1) les facteurs contrôlant les variations inter-annuelles de la concentration atmosphérique de CH4 : variations au niveau du puits chimique dans l’atmosphère (oxydation par le radical OH), au niveau des émissions ? Si ce sont les émissions qui varient, lesquelles contribuent le plus aux variations ?

2) Qu’elle est l’origine de la tendance au ralentissement de l’augmentation des concentrations de méthane sur ces derniers 20 ans.

La figure 2 montre sur cette même période les anomalies (i.e. flux moyen sur 20 ans soustrait) de flux de méthane associées au zones inondées ( en haut et en bleu), aux feux de biomasse (au centre et en vert) et aux flux anthropiques (industrie et ruminants, en bas et en marron). Les zones de couleurs donnent une mesure de l’incertitude, liée aux paramètres du modèle, permettant d’obtenir les flux à partir des concentrations atmosphériques.

 

Variations des émissions de méthane par inversion atmosphérique, bilan par processus



Cette figure montre :

1) que c’est la variabilité des flux liés aux zones inondées qui contribuent le plus à la variabilité interanuelle sauf lors de forts El niňo (comme en 1997-98), où c’est alors la composante liée au feux qui y contribue le plus (lors d’évènements El niňo, les sécheresses engendrées augmentent le nombre de feux).

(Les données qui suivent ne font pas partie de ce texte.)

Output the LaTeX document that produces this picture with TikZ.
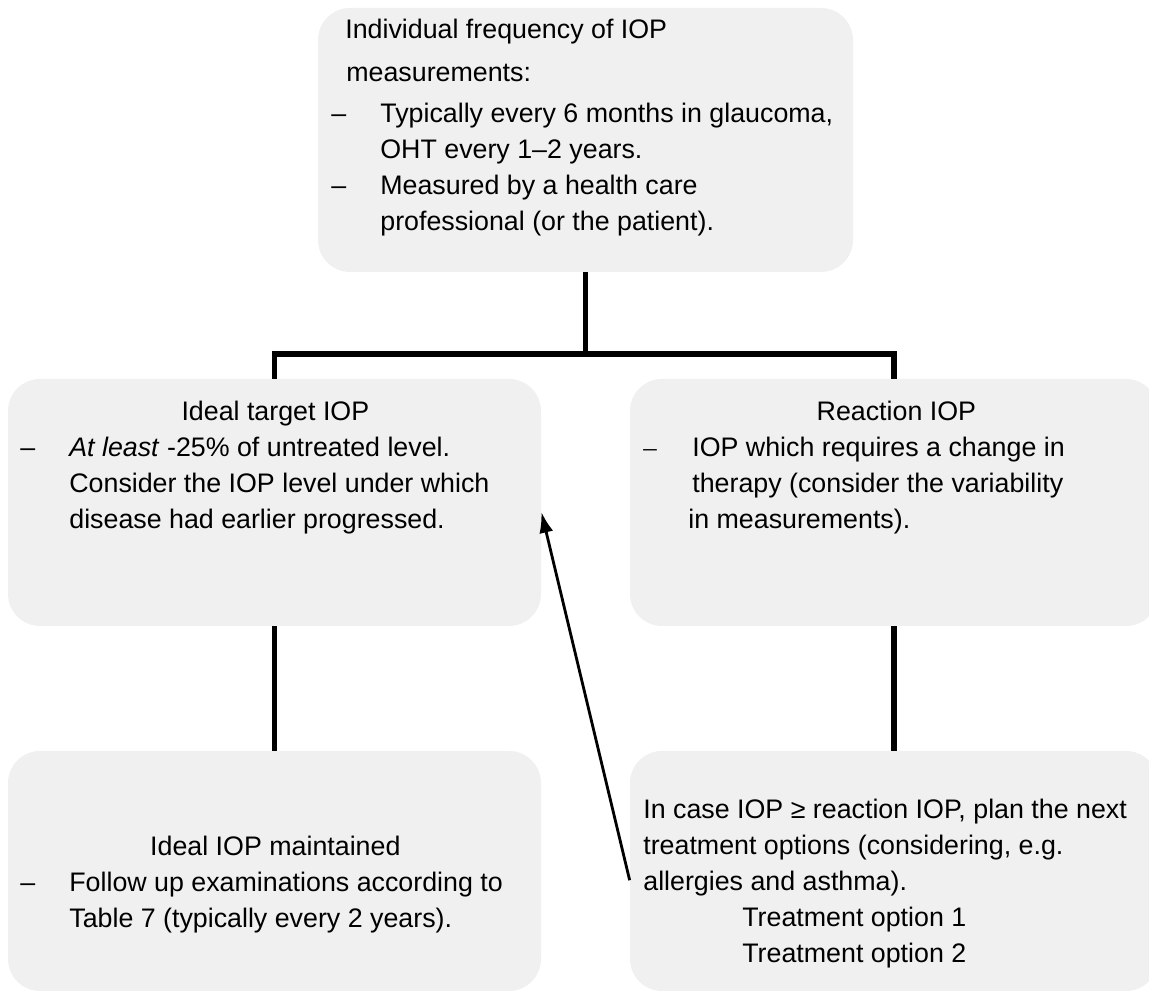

2) La tendance global au ralentissement du taux de croissance est associée à une diminution des émissions anthropiques (industrie + ruminant). Cependant, à la fin de la période considérée (de 1999 à 2004), les émissions anthropiques ont tendance à augmenter. Mais cette augmentation est compensée par la diminution des zones inondées (plus de sécheresses). Ceci explique les faibles taux de croissance observés au niveau des concentration atmosphériques depuis 1999 (cf figure 1).

 

Réferences

(1) IPCC Third Assessment Report
(2) Houweling (1999) in Climate Change 2001. United Nations Environment Programme.